Validate Binary Search Tree

Given a binary tree, determine if it is a valid binary search tree (BST).

Assume a BST is defined as follows:

• The left subtree of a node contains only nodes with keys less than the node's key.
• The right subtree of a node contains only nodes with keys greater than the node's key.
• Both the left and right subtrees must also be binary search trees.

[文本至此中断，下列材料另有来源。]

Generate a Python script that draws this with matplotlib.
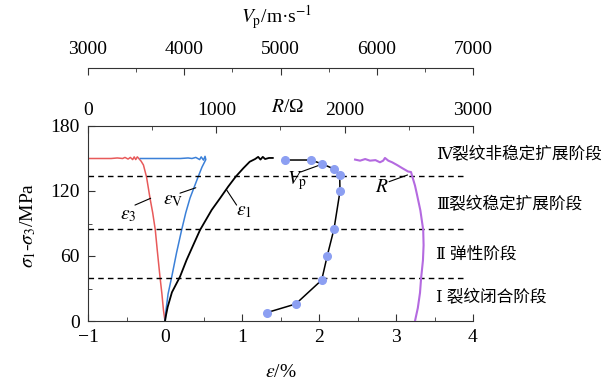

 判断是否是二叉搜索树有陷阱：http://blog.csdn.net/sgbfblog/article/details/7771096

C++实现代码如下，使用的是中序遍历是否为递增的序列来判断：

#include<iostream>

#include<new>

#include<vector>

#include<climits>

using namespace std;



//Definition for binary tree

struct TreeNode

{

    int val;

    TreeNode *left;

    TreeNode *right;

    TreeNode(int x) : val(x), left(NULL), right(NULL) {}

};



class Solution

{

public:

    bool isValidBST(TreeNode *root)

    {

        if(root==NULL)

            return true;

        vector<int> rvec;

        preorder(root,rvec);

        size_t i;

        int max;

        if(rvec.size())

            max=rvec[0];

        for(i=1;i<rvec.size();i++)

        {

            if(rvec[i]>max)

            {

                max=rvec[i];

            }

            else

                return false;

        }

        return true;

    }

    void preorder(TreeNode *root,vector<int> &rvec)

    {

        if(root)

        {

            preorder(root->left,rvec);

            rvec.push_back(root->val);

            preorder(root->right,rvec);

        }

    }

    void createTree(TreeNode *&root)

    {

        int i;

        cin>>i;

        if(i!=0)

        {

            root=new TreeNode(i);

            if(root==NULL)

                return;

            createTree(root->left);

            createTree(root->right);

        }

    }

};



int main()

{

    Solution s;

    TreeNode *root;

    s.createTree(root);

    cout<<s.isValidBST(root)<<endl;

}

错误的方法：

#include<iostream>

#include<new>

#include<vector>

using namespace std;



//Definition for binary tree

struct TreeNode

{

    int val;

    TreeNode *left;

    TreeNode *right;

    TreeNode(int x) : val(x), left(NULL), right(NULL) {}

};



class Solution

{

public:

    bool isValidBST(TreeNode *root)

    {

        if(root==NULL)

            return true;

        if(root->left&&root->right)

            return (root->left->val<root->val)&&(root->val<root->right->val)&&isValidBST(root->left)&&isValidBST(root->right);

        else if(root->left)

            return (root->left->val<root->val)&&isValidBST(root->left);

        else if(root->right)

            return (root->val<root->right->val)&&isValidBST(root->right);

    }

    void createTree(TreeNode *&root)

    {

        int i;

        cin>>i;

        if(i!=0)

        {

            root=new TreeNode(i);

            if(root==NULL)

                return;

            createTree(root->left);

            createTree(root->right);

        }

    }

};



int main()

{

    Solution s;

    TreeNode *root;

    s.createTree(root);

    cout<<s.isValidBST(root)<<endl;

}